VISTO DO SOFÁ - Um artigo de opinião de Álvaro Magalhães.
Corpo do artigo
A saída de Francisco Conceição, que tinha um contrato de formação com uma cláusula de rescisão irrisória, agitou o universo portista.
Na verdade, estas situações são recorrentes no futebol dos nossos dias, apenas têm encontrado a sua máxima expressão no FC Porto dos últimos anos.
Houve um tempo em que os jogadores eram propriedade dos clubes. Foi assim até ao início dos anos 90, quando se fizeram os primeiros contratos a termo. Em 1995, chegou o acórdão Bosman, que instituiu a livre circulação dos jogadores.

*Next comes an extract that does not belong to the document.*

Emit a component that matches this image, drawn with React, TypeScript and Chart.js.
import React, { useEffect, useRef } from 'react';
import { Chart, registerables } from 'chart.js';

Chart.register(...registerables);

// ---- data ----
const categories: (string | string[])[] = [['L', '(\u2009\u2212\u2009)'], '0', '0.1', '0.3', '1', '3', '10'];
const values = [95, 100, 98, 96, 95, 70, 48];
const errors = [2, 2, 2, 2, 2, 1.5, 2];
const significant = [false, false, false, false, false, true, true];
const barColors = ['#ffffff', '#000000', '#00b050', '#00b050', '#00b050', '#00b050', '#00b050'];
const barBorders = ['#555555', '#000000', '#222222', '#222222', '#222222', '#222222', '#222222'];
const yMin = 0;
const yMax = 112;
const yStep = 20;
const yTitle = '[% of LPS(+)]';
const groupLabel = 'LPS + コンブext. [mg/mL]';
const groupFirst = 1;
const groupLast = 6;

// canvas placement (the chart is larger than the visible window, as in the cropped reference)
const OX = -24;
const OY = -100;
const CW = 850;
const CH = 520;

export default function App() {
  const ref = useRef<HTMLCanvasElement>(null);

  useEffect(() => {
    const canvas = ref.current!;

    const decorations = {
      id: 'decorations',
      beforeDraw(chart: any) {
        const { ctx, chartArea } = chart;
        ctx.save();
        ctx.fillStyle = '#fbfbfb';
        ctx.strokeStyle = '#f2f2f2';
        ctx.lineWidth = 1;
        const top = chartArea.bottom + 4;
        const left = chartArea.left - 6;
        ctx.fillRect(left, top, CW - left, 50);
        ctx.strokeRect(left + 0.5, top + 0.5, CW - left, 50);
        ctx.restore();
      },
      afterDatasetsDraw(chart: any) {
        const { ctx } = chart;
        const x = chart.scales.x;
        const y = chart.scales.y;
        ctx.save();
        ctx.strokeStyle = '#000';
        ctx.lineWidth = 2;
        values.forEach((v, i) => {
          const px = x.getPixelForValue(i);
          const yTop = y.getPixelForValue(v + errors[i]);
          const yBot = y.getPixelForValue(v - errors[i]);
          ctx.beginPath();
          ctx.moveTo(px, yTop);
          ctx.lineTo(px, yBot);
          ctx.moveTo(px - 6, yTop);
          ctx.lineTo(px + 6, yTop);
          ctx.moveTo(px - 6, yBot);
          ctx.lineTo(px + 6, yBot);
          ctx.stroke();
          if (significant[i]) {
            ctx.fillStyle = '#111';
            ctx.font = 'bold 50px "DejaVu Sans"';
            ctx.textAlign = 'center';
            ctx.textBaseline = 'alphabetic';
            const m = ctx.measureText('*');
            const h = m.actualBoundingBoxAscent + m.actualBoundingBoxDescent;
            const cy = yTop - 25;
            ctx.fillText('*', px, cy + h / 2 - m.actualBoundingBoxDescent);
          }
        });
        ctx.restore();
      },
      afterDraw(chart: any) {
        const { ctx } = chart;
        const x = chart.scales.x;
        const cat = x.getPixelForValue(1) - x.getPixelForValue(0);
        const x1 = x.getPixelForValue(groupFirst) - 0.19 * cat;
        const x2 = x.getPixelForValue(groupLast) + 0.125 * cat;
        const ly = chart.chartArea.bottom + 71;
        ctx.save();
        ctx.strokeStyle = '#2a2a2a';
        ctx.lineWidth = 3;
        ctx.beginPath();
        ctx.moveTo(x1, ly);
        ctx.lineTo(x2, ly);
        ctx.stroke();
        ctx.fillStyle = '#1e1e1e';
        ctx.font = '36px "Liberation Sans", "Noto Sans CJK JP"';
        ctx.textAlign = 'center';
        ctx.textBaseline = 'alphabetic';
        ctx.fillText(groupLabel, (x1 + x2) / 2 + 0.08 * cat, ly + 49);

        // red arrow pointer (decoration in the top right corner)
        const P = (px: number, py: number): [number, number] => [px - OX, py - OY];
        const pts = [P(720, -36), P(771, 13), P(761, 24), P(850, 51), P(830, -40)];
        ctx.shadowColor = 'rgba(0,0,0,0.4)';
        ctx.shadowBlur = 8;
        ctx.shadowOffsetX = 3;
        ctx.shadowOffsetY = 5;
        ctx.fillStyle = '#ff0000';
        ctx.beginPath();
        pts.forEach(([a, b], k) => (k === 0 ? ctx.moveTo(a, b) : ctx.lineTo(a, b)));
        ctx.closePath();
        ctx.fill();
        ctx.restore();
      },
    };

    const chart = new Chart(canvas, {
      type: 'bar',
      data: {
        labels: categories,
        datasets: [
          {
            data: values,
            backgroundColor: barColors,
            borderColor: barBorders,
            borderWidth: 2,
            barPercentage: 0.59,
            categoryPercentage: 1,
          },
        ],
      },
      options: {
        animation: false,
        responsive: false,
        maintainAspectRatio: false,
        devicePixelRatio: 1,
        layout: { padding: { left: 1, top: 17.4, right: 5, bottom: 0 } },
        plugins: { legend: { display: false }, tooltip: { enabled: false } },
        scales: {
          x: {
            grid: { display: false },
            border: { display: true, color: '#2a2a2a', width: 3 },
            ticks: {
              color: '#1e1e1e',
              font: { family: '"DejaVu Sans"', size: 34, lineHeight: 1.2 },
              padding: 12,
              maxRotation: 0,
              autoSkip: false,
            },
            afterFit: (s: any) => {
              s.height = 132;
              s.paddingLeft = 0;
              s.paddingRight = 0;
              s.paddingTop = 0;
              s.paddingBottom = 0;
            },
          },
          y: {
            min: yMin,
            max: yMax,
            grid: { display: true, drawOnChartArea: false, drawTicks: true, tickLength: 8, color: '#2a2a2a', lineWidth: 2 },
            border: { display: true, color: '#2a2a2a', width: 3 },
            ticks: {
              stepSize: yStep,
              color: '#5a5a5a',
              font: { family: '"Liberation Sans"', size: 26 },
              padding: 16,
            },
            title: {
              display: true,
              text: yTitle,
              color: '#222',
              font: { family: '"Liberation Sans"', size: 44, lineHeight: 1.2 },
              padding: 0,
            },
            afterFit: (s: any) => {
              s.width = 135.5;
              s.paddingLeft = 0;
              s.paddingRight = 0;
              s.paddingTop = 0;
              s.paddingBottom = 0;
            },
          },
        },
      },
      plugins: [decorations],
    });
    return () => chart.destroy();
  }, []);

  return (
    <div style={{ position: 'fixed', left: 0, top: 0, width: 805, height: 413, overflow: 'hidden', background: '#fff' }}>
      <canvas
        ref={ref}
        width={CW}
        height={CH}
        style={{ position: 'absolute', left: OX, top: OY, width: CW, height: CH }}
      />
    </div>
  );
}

E logo apareceram também as cláusulas de rescisão, que mitigavam os efeitos devastadores, para os clubes, da nova ordem. Essa mobilidade dos jogadores atiçou os negócios e abriu um espaço para os empresários, que se espalharam com a rapidez e o oportunismo das ervas daninhas. E são eles quem está no cerne destas questões, pois programam os jogadores para não renovarem contratos, o que facilita a ida para onde lhes pagam mais, incluindo prémios de assinatura. Foi assim que as renovações se tornaram mais difíceis e mais caras do que contratações de jogadores equivalentes. E assim também se passou da escravatura dos jogadores à ditadura da sua vontade e dos seu interesses.

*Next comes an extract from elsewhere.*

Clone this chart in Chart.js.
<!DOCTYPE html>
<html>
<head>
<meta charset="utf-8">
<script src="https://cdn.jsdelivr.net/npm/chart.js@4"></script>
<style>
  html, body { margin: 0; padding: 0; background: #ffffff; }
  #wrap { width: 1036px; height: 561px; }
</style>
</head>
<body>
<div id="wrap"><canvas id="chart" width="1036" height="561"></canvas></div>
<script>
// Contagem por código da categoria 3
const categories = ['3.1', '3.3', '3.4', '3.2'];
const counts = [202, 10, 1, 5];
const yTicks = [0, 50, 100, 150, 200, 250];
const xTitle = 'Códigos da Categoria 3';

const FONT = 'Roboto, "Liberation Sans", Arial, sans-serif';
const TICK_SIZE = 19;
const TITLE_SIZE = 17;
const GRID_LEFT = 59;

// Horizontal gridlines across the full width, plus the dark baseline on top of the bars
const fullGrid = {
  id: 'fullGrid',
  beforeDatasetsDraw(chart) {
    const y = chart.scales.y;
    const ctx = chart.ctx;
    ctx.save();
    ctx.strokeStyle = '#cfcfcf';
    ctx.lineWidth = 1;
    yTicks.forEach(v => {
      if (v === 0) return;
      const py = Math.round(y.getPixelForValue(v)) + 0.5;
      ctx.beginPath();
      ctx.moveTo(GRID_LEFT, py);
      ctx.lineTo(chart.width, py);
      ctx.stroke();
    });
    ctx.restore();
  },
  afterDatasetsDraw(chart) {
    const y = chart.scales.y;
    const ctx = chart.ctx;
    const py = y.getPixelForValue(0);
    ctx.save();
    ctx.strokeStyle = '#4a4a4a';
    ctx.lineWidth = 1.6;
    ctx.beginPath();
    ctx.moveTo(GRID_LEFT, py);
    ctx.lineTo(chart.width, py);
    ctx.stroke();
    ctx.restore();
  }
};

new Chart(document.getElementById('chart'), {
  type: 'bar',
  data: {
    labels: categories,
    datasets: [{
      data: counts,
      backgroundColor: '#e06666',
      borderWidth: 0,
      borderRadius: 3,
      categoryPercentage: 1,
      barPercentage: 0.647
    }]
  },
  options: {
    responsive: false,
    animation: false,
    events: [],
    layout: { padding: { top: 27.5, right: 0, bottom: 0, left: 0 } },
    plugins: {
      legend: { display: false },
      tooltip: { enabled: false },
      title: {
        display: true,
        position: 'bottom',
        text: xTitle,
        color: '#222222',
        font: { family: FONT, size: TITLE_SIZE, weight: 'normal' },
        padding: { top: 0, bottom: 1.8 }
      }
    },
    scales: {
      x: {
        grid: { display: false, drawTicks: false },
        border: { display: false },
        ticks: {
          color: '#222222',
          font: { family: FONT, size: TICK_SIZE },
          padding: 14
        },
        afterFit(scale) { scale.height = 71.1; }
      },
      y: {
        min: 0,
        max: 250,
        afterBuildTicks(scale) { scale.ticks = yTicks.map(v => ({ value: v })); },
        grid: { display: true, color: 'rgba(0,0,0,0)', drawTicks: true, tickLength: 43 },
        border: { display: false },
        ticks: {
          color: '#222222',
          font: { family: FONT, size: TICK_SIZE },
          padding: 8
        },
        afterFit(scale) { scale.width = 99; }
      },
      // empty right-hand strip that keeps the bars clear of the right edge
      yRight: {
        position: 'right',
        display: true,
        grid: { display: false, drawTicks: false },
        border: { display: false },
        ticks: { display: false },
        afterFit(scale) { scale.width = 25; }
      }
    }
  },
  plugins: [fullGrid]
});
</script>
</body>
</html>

A saída de Francisco Conceição está inscrita neste quadro. Os que agora criticaram a gestão portista esqueceram que são precisas duas assinaturas para qualquer contrato, o que corresponde à convergência de duas vontades. E os responsáveis do clube tentavam, há muito, renovar com o jogador. Sem resultado, pois o Ajax não chegou agora. O problema é que os portistas se cansaram de dizer adeus aos seus melhores jogadores. Desde Janeiro, viram partir quase uma equipa completa: Corona, Sérgio Oliveira, Luis Díaz, Vitinha, Fábio Vieira, Francisco Conceição, Mbemba. Faltava um guarda-redes, mas já não falta: Marchesín. Em Maio, lia-se neste jornal que a SAD tinha blindado Vitinha e Fábio Vieira, que eram para manter. Um mês depois, lá se foi a blindagem, que o garrote financeiro não abranda a pressão e obriga a vender e vender, o que vem lesando drasticamente a qualidade do plantel. E isso, apesar das vitórias recentes, deixa os adeptos ansiosos, a roerem as unhas.
A poucos dias do arranque da nova época, é este o estado de espírito dos adeptos das três grandes tribos que fazem o nosso mundo futebolístico girar: os benfiquistas estão à beirinha da euforia, os sportinguistas estão seguros, confiantes, enquanto os portistas, à falta de melhores argumentos para accionarem a esperança e a fé, esperam por outro milagre de S. Sérgio Conceição, mais uma vez forçado a reconstruir a equipa. E são tão reais esses milagres, tão prováveis (3 em cada cinco tentativas) que também os adversários dos portistas acreditam neles e os temem. Daí que a pivot da CMTV, na segunda-feira passada, tenha avançado a "fake new" da demissão de Conceição com a euforia de quem vê o inimigo a ser atingido por uma calamidade. Aquilo não era uma notícia, era um alvoroço de vitória, uma celebração. Deu para perceber a festança que farão quando a notícia for verdadeira.